Your task: Begin at the first line of the data and copy each line through the one containing "const seriesNames = ['CMOS", that line included, with no pictures.

Data:

---------------

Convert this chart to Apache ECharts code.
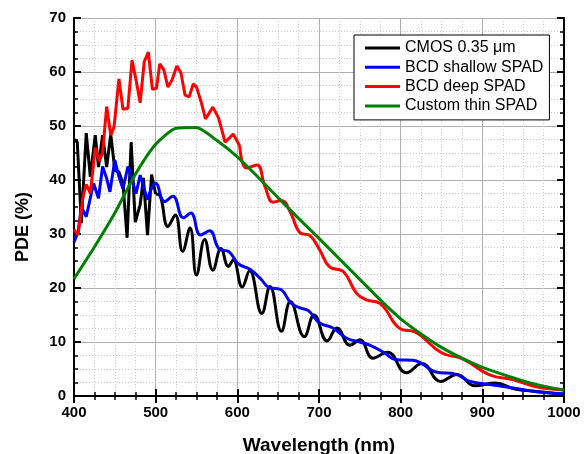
<!DOCTYPE html>
<html>
<head>
<meta charset="utf-8">
<script src="https://cdn.jsdelivr.net/npm/echarts@6/dist/echarts.min.js"></script>
<style>
html,body{margin:0;padding:0;background:#fff;}
#chart{width:584px;height:454px;}
</style>
</head>
<body>
<div id="chart"></div>
<script>
// ---- Data ----
const seriesNames = ['CMOS 0.35 \u03bcm', 'BCD shallow SPAD', 'BCD deep SPAD', 'Custom thin SPAD'];

// CMOS 0.35 um : jagged part, then smooth oscillating part
const cmosJagWl  = [400, 404, 409, 415, 420, 426, 430, 435, 440, 445, 450, 455, 460, 465, 470, 475, 481, 485, 490, 495, 500];
const cmosJagPde = [47.5, 47, 32, 48.7, 40.6, 48.3, 42.4, 48.3, 42.4, 48.5, 41.8, 41.5, 39.4, 29.3, 47, 32.2, 35.4, 40.4, 29.8, 41, 37.4];
const cmosSmWl  = [500, 505, 515, 524, 533, 542, 550, 560, 570, 580, 589, 595, 606, 615, 630, 640, 654, 665, 682, 694, 710, 722, 738, 750, 766, 784, 807, 826, 849, 869, 891, 916, 940, 970, 1000];
const cmosSmPde = [37.4, 37.2, 31.4, 33.5, 26.8, 31.1, 22.4, 29, 23.3, 27.3, 24, 25.2, 20.2, 23.2, 15.3, 20.3, 12, 17.5, 11, 15, 10.2, 12.6, 9.4, 10.4, 7, 8.1, 4.3, 6, 2.7, 4, 1.9, 2.4, 1.3, 0.8, 0.3];

// BCD shallow SPAD
const shallowJagWl  = [400, 405, 409, 415, 424, 430, 435, 440, 444, 450, 455, 460, 466, 476, 481, 490];
const shallowJagPde = [28.5, 30.4, 35, 33.2, 39.4, 36.6, 42.5, 40.3, 37.8, 43.7, 40.6, 38.4, 42.5, 37.5, 40.9, 36.3];
const shallowSmWl  = [490, 500, 511, 521, 534, 543, 555, 566, 578, 590, 601, 615, 628, 640, 652, 666, 677, 687, 701, 717, 734, 750, 762, 779, 795, 815, 826, 842, 868, 885, 915, 938, 966, 1000];
const shallowSmPde = [36.3, 39.4, 36, 37, 33, 33.9, 29.8, 30.6, 27.2, 26.7, 24.5, 23.5, 21.8, 20, 19.8, 17.2, 16.3, 15.8, 13.5, 12.6, 10.7, 10, 9.4, 8.1, 6.7, 6.6, 6, 4.5, 4, 2.7, 2, 1.5, 0.8, 0.4];

// BCD deep SPAD
const deepJagWl  = [400, 405, 411, 415, 420, 426, 431, 435, 440, 445, 449, 455, 460, 466, 471, 476, 481, 486, 491, 496, 501, 505, 510, 515, 520, 526, 531, 536, 541, 546, 550, 556, 561, 570, 577, 585, 595, 603];
const deepJagPde = [30.8, 29.8, 36.9, 39.2, 37.5, 46, 43.5, 45, 53.6, 48.3, 49.8, 58.7, 53.1, 53.3, 62.2, 58.5, 54.3, 61.9, 63.7, 56.8, 57, 61.5, 60.4, 57.2, 58.5, 61.1, 59.8, 55.7, 55.4, 57.8, 57.2, 54.3, 51.3, 53.5, 51.5, 47, 48.5, 46.3];
const deepSmWl  = [603, 611, 624, 634, 644, 654, 665, 677, 689, 701, 713, 730, 746, 758, 775, 800, 817, 850, 877, 909, 938, 966, 1000];
const deepSmPde = [46.3, 42.2, 42.8, 38.7, 35.9, 36.2, 34, 30.2, 29.7, 27, 23.9, 23, 19, 17.8, 17.1, 12.4, 11.9, 8, 6.8, 3.9, 3, 1.7, 1.1];

// Custom thin SPAD
const thinWl  = [400, 425, 450, 475, 500, 525, 550, 575, 600, 625, 650, 675, 700, 725, 750, 775, 800, 825, 850, 875, 900, 925, 950, 975, 1000];
const thinPde = [21.7, 27.6, 33.9, 41, 46.6, 49.6, 49.7, 47.3, 44.3, 40.6, 36.7, 32.9, 29.2, 25.4, 21.6, 17.8, 14.3, 11.5, 9, 7, 5.3, 4, 2.8, 1.8, 1.1];

// Axis ticks
const xMin = 400, xMax = 1000, xStep = 100;
const yMin = 0, yMax = 70, yStep = 10;

// ---- Build ----
function zip(a, b) { return a.map((v, i) => [v, b[i]]); }
const colors = ['#000000', '#0000ff', '#ff0000', '#008000'];
const FONT = '"Liberation Sans", Arial, sans-serif';

function lineSeries(name, color, data, smooth) {
  return {
    type: 'line', name: name, data: data, smooth: smooth,
    symbol: 'none', showSymbol: false, animation: false,
    lineStyle: { color: color, width: 3 }, itemStyle: { color: color },
    xAxisIndex: 0, yAxisIndex: 0
  };
}

const mainAxisCommon = {
  axisLine: { show: true, lineStyle: { color: '#000', width: 2 } },
  axisTick: { show: true, inside: true, length: 7, lineStyle: { color: '#000', width: 2 } },
  minorTick: { show: true, splitNumber: 4, length: 4, lineStyle: { color: '#000', width: 1.5 } },
  splitLine: { show: true, lineStyle: { color: '#b0b0b0', width: 1 } },
  minorSplitLine: { show: true, lineStyle: { color: '#cccccc', width: 1, type: [1, 2] } },
  axisLabel: { color: '#000', fontFamily: FONT, fontWeight: 'bold', fontSize: 15, formatter: v => String(v) }
};
const mirrorAxisCommon = {
  axisLine: { show: true, lineStyle: { color: '#000', width: 2 } },
  axisTick: { show: true, inside: true, length: 7, lineStyle: { color: '#000', width: 2 } },
  minorTick: { show: true, splitNumber: 4, length: 4, lineStyle: { color: '#000', width: 1.5 } },
  splitLine: { show: false }, minorSplitLine: { show: false },
  axisLabel: { show: false }
};

const option = {
  backgroundColor: '#fff',
  animation: false,
  grid: { left: 74, right: 20, top: 18, bottom: 58, containLabel: false, outerBoundsMode: 'none' },
  legend: {
    data: seriesNames,
    orient: 'vertical', left: 354, top: 35,
    icon: 'rect',
    padding: [5, 6, 6, 11], itemGap: 3.3, itemWidth: 35, itemHeight: 3,
    backgroundColor: '#fff', borderColor: '#000', borderWidth: 1, borderRadius: 0,
    textStyle: { fontFamily: FONT, fontSize: 16, color: '#000' },
    selectedMode: false
  },
  xAxis: [
    Object.assign({
      type: 'value', position: 'bottom', min: xMin, max: xMax, interval: xStep,
      name: 'Wavelength (nm)', nameLocation: 'middle', nameGap: 40,
      nameTextStyle: { fontFamily: FONT, fontWeight: 'bold', fontSize: 19, color: '#000' }
    }, mainAxisCommon, { axisLabel: Object.assign({}, mainAxisCommon.axisLabel, { margin: 9 }) }),
    Object.assign({ type: 'value', position: 'top', min: xMin, max: xMax, interval: xStep }, mirrorAxisCommon)
  ],
  yAxis: [
    Object.assign({
      type: 'value', position: 'left', min: yMin, max: yMax, interval: yStep,
      name: 'PDE (%)', nameLocation: 'middle', nameGap: 42,
      nameTextStyle: { fontFamily: FONT, fontWeight: 'bold', fontSize: 18, color: '#000', padding: [0, 40, 0, 0] }
    }, mainAxisCommon, { axisLabel: Object.assign({}, mainAxisCommon.axisLabel, { margin: 8 }) }),
    Object.assign({ type: 'value', position: 'right', min: yMin, max: yMax, interval: yStep }, mirrorAxisCommon)
  ],
  series: [
    lineSeries(seriesNames[0], colors[0], zip(cmosJagWl, cmosJagPde), false),
    lineSeries(seriesNames[0], colors[0], zip(cmosSmWl, cmosSmPde), 0.45),
    lineSeries(seriesNames[1], colors[1], zip(shallowJagWl, shallowJagPde), false),
    lineSeries(seriesNames[1], colors[1], zip(shallowSmWl, shallowSmPde), 0.45),
    lineSeries(seriesNames[2], colors[2], zip(deepJagWl, deepJagPde), false),
    lineSeries(seriesNames[2], colors[2], zip(deepSmWl, deepSmPde), 0.45),
    lineSeries(seriesNames[3], colors[3], zip(thinWl, thinPde), 0.2)
  ]
};

const chart = echarts.init(document.getElementById('chart'), null, { renderer: 'canvas' });
chart.setOption(option);
</script>
</body>
</html>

---------------

Output below:
Convert this chart to Apache ECharts code.
<!DOCTYPE html>
<html>
<head>
<meta charset="utf-8">
<script src="https://cdn.jsdelivr.net/npm/echarts@6/dist/echarts.min.js"></script>
<style>
html,body{margin:0;padding:0;background:#fff;}
#chart{width:584px;height:454px;}
</style>
</head>
<body>
<div id="chart"></div>
<script>
// ---- Data ----
const seriesNames = ['CMOS 0.35 \u03bcm', 'BCD shallow SPAD', 'BCD deep SPAD', 'Custom thin SPAD'];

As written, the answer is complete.